→ **Task directions**: Quote the data exactly, first line to the line containing "year_spans = [(0, 7), (8, 19), (20, 22)]", with no pictures.

→ **Data lines**:
============

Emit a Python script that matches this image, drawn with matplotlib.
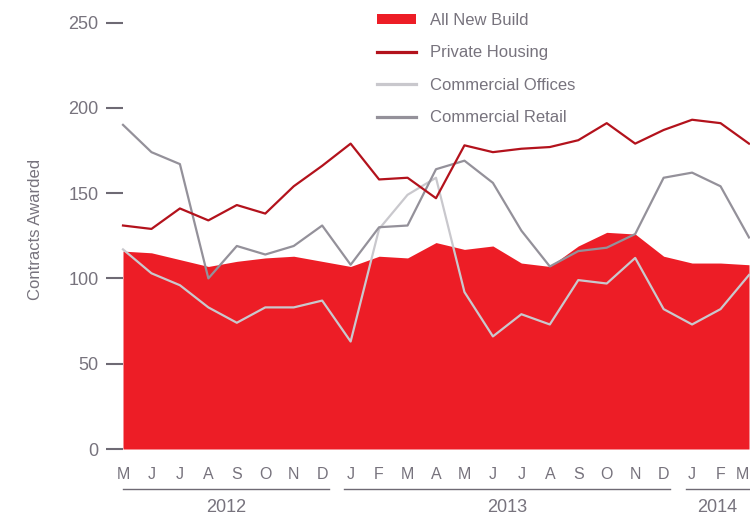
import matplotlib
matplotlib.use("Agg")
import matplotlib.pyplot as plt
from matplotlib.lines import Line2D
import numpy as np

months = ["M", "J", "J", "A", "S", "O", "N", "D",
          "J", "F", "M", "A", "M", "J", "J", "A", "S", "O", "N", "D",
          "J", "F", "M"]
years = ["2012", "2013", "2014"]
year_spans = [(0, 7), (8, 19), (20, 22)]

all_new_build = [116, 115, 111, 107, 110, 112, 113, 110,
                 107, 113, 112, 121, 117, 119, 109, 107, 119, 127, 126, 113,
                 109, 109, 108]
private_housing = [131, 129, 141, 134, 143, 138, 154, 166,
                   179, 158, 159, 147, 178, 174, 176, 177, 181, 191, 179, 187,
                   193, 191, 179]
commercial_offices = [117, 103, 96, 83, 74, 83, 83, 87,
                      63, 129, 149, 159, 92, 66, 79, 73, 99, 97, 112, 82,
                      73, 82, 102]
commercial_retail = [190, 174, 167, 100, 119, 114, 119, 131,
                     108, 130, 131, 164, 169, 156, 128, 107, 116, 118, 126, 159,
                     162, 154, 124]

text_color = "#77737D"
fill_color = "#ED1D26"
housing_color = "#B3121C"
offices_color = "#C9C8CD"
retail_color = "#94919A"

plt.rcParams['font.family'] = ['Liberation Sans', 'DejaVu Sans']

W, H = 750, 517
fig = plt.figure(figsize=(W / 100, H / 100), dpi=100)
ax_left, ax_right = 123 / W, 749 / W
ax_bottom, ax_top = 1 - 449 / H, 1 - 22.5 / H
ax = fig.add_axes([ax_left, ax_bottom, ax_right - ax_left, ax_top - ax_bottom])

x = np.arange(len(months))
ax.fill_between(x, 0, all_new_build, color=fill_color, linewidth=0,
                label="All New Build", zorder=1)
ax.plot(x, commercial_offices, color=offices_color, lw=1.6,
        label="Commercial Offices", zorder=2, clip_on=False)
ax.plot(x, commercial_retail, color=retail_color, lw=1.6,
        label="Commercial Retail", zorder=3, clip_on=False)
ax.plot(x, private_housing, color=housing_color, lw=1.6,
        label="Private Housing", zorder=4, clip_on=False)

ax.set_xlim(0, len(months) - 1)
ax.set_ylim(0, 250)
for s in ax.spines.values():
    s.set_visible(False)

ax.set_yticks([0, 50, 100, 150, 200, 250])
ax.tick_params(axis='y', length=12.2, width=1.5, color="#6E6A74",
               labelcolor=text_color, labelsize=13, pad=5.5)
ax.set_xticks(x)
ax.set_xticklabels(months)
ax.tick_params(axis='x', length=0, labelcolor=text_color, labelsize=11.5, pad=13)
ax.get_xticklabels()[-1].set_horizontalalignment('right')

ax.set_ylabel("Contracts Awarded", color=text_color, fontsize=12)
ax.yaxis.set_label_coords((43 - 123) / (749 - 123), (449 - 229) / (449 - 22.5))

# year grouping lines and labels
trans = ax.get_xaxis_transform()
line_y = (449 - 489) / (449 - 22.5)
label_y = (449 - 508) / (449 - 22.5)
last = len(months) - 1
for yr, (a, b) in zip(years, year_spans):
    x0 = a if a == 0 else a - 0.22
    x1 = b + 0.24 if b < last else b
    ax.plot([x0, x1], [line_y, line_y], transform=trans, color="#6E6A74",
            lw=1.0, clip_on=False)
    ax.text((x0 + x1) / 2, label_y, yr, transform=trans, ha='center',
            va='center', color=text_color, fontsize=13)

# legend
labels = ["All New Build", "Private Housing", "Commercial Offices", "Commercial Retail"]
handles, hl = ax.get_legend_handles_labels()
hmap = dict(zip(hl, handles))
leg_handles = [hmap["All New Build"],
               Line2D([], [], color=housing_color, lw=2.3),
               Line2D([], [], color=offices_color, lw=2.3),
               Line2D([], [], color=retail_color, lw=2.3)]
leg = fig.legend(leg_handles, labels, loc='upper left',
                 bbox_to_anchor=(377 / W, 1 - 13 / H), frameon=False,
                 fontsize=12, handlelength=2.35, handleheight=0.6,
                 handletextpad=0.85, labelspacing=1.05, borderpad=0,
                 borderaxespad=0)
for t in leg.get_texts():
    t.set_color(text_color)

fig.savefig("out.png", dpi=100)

============

→ **Task output**:
Emit a Python script that matches this image, drawn with matplotlib.
import matplotlib
matplotlib.use("Agg")
import matplotlib.pyplot as plt
from matplotlib.lines import Line2D
import numpy as np

months = ["M", "J", "J", "A", "S", "O", "N", "D",
          "J", "F", "M", "A", "M", "J", "J", "A", "S", "O", "N", "D",
          "J", "F", "M"]
years = ["2012", "2013", "2014"]
year_spans = [(0, 7), (8, 19), (20, 22)]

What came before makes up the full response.